また、消火活動の一環として大量の放水が行われますが、その放水により建物に被害があった場合などです。
盗難
治安の悪い事件が目立ちますが、
- 強盗
- 窃盗
による被害に対して火災保険が適用されます。
家財保険をつけている場合は別ですが、火災保険で補償しているのは建物への被害のみです。
破損・汚損
不測かつ突発的な事故をいい、
- 引越し時に家具をぶつけてしまい、壁に穴があいたとき
- 自動車が突っ込んできて、家が壊れたとき
などの被害に対して火災保険が適用されます。
破損・汚損は意外と広い範囲で適用されるので、入っておいて損のない補償範囲だと思います。

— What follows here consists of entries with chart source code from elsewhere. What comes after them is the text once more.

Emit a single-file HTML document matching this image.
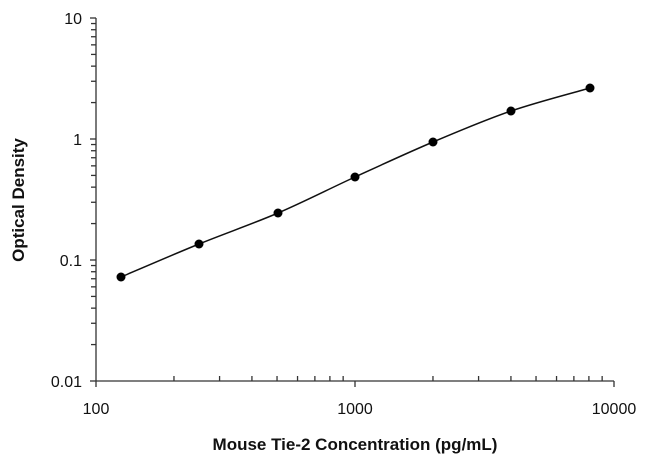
<!DOCTYPE html>
<html><head><style>body{margin:0;background:#fff}svg{display:block}text{font-family:"Liberation Sans",sans-serif}</style></head>
<body>
<svg id="s" width="650" height="470" xmlns="http://www.w3.org/2000/svg">
<g stroke="#333" stroke-width="1.3" fill="none" id="ax">
<line x1="96" y1="18" x2="96" y2="381"/>
<line x1="96" y1="381" x2="614" y2="381"/>
</g>
<g font-size="16" fill="#111" text-anchor="end">
<text x="82" y="24">10</text>
<text x="82" y="145">1</text>
<text x="82" y="266">0.1</text>
<text x="82" y="387">0.01</text>
</g>
<g font-size="16" fill="#111" text-anchor="middle">
<text x="96" y="414">100</text>
<text x="355" y="414">1000</text>
<text x="614" y="414">10000</text>
</g>
<text x="355" y="450" font-size="17" font-weight="bold" text-anchor="middle" fill="#111">Mouse Tie-2 Concentration (pg/mL)</text>
<text transform="translate(24,200) rotate(-90)" font-size="17" font-weight="bold" text-anchor="middle" fill="#111">Optical Density</text>
<path id="c" stroke="#111" stroke-width="1.5" fill="none"/>
<g id="p" fill="#000"></g>
</svg>
<script>
var ax=document.getElementById('ax'),ns='http://www.w3.org/2000/svg';
function L(a,b,c,d){var l=document.createElementNS(ns,'line');l.setAttribute('x1',a);l.setAttribute('y1',b);l.setAttribute('x2',c);l.setAttribute('y2',d);ax.appendChild(l);}
for(var d=0;d<3;d++){var y0=381-121*d;L(90,y0,96,y0);for(var k=2;k<10;k++){var y=y0-121*Math.log10(k);L(91,y,96,y);}}
L(90,18,96,18);
for(var d=0;d<2;d++){var x0=96+259*d;L(x0,381,x0,387);for(var k=2;k<10;k++){var x=x0+259*Math.log10(k);L(x,376,x,381);}}
L(614,381,614,387);
var pts=[[121,277],[199,244],[278,213],[355,177],[433,142],[511,111],[590,88]];
var g=document.getElementById('p');
pts.forEach(function(q){var c=document.createElementNS(ns,'circle');c.setAttribute('cx',q[0]);c.setAttribute('cy',q[1]);c.setAttribute('r',4.5);g.appendChild(c);});
var s='M'+pts[0];
for(var i=0;i<pts.length-1;i++){var p0=pts[Math.max(i-1,0)],p1=pts[i],p2=pts[i+1],p3=pts[Math.min(i+2,pts.length-1)];
s+=' C'+(p1[0]+(p2[0]-p0[0])/6)+','+(p1[1]+(p2[1]-p0[1])/6)+' '+(p2[0]-(p3[0]-p1[0])/6)+','+(p2[1]-(p3[1]-p1[1])/6)+' '+p2;}
document.getElementById('c').setAttribute('d',s);
</script>
</body></html>
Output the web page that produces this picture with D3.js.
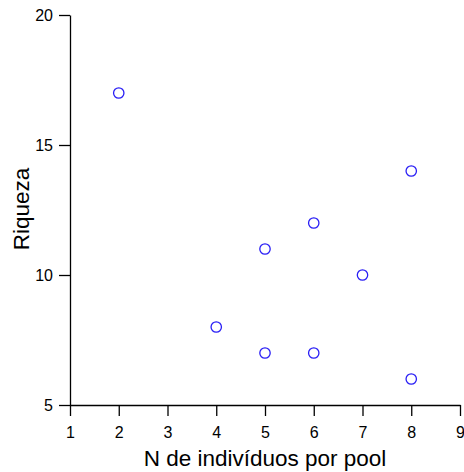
<!DOCTYPE html>
<html>
<head>
<meta charset="utf-8">
<script src="https://cdn.jsdelivr.net/npm/d3@7"></script>
<style>
  html, body { margin: 0; padding: 0; background: #fff; overflow: hidden; }
  svg { display: block; }
</style>
</head>
<body>
<svg id="chart" width="464" height="472"></svg>
<script>
// Riqueza por número de indivíduos no pool
const individuos = [2, 4, 5, 5, 6, 6, 7, 8, 8];
const riqueza    = [17, 8, 11, 7, 12, 7, 10, 14, 6];
const xTicks = [1, 2, 3, 4, 5, 6, 7, 8, 9];
const yTicks = [5, 10, 15, 20];

const svg = d3.select("#chart");
const font = "'Liberation Sans', Arial, sans-serif";

const x = d3.scaleLinear().domain([1, 9]).range([70, 460]);
const y = d3.scaleLinear().domain([5, 20]).range([405, 15]);

const xAxis = svg.append("g")
  .attr("transform", "translate(0,405)")
  .call(d3.axisBottom(x).tickValues(xTicks).tickSize(11).tickPadding(11).tickSizeOuter(0));
const yAxis = svg.append("g")
  .attr("transform", "translate(70,0)")
  .call(d3.axisLeft(y).tickValues(yTicks).tickSize(11).tickPadding(6).tickSizeOuter(0));

[xAxis, yAxis].forEach(g => {
  g.selectAll("path.domain").attr("stroke", "#000").attr("stroke-width", 1.3);
  g.selectAll(".tick line").attr("stroke", "#000").attr("stroke-width", 1.3);
  g.selectAll(".tick text")
    .attr("fill", "#000")
    .style("font-family", font)
    .style("font-size", "16px");
});

svg.append("g")
  .selectAll("circle")
  .data(individuos.map((d, i) => ({ n: d, r: riqueza[i] })))
  .join("circle")
  .attr("cx", d => x(d.n))
  .attr("cy", d => y(d.r))
  .attr("r", 5.2)
  .attr("fill", "none")
  .attr("stroke", "#2a1ff5")
  .attr("stroke-width", 1.3);

svg.append("text")
  .attr("x", 265)
  .attr("y", 466)
  .attr("text-anchor", "middle")
  .style("font-family", font)
  .style("font-size", "22.5px")
  .text("N de indivíduos por pool");

svg.append("text")
  .attr("transform", "translate(29,209) rotate(-90)")
  .attr("text-anchor", "middle")
  .style("font-family", font)
  .style("font-size", "22.5px")
  .text("Riqueza");
</script>
</body>
</html>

家財がついていると、より一層安心できますので、じっくりと検討してみてはいかがでしょうか。
火災保険が適用されない範囲
火災保険は範囲が広いですが、
- 地震によって発生した火災による被害
- 保険契約者本人または親族などが故意に与えた被害
は、火災保険の適用から外れます。
地震が原因で受けた被害は「地震保険」を活用します。
また、わざと家に火をつけたなどの被害については、当然ながら火災保険が適用されません。
そもそも、犯罪です。
地震保険の主な補償範囲
地震保険では、
- 地震による火災
- 地震による建物の損壊
- 地震による津波
- 地震による家財の損壊(家財保険に加入している場合に限る)
について、
- 全損
建物の時価額の50%以上、または焼失もしくは流失した部分の延床面積の70%以上となった場合 - 大半損
建物の時価額の40%以上50%未満、または焼失もしくは流失した部分の延床面積の50%以上70%未満となった場合 - 小半損
建物の時価額の20%以上40%未満、または焼失もしくは流失した部分の延床面積の20%以上50%未満となった場合 - 一部損
建物の時価額の3%以上20%未満、または建物が床上浸水もしくは地盤面より45cmを超える浸水を受け、建物の損害が全損、大半損、小半損に至らない場合
などの被害規模に応じて地震保険が適用されます。
いずれも時価額を限度として、
- 全損:地震保険金額の100%
- 大半損:地震保険金額の60%
- 小半損:地震保険金額の30%
- 一部損:地震保険金額の5%
となります。
注意ポイント
地震保険は、国と民間の保険会社が共同で運営しているため、原則として、すべての保険会社で内容が共通しています。
地震保険が適用されない範囲
地震保険では、
- 紛失や盗難による被害
- 建物に付随する工作物(門や塀など)
- 地震発生から10日以上経過したのちに発生した被害
は、地震保険の適用から外れます。
基本的に、地震保険の内容は各社一緒になりますが、若干の違いは存在します。
自動車や貴重品などは家財をセットにしていても範囲から外れるケースなど種々存在しますので、しっかりと内容を確認しておきましょう。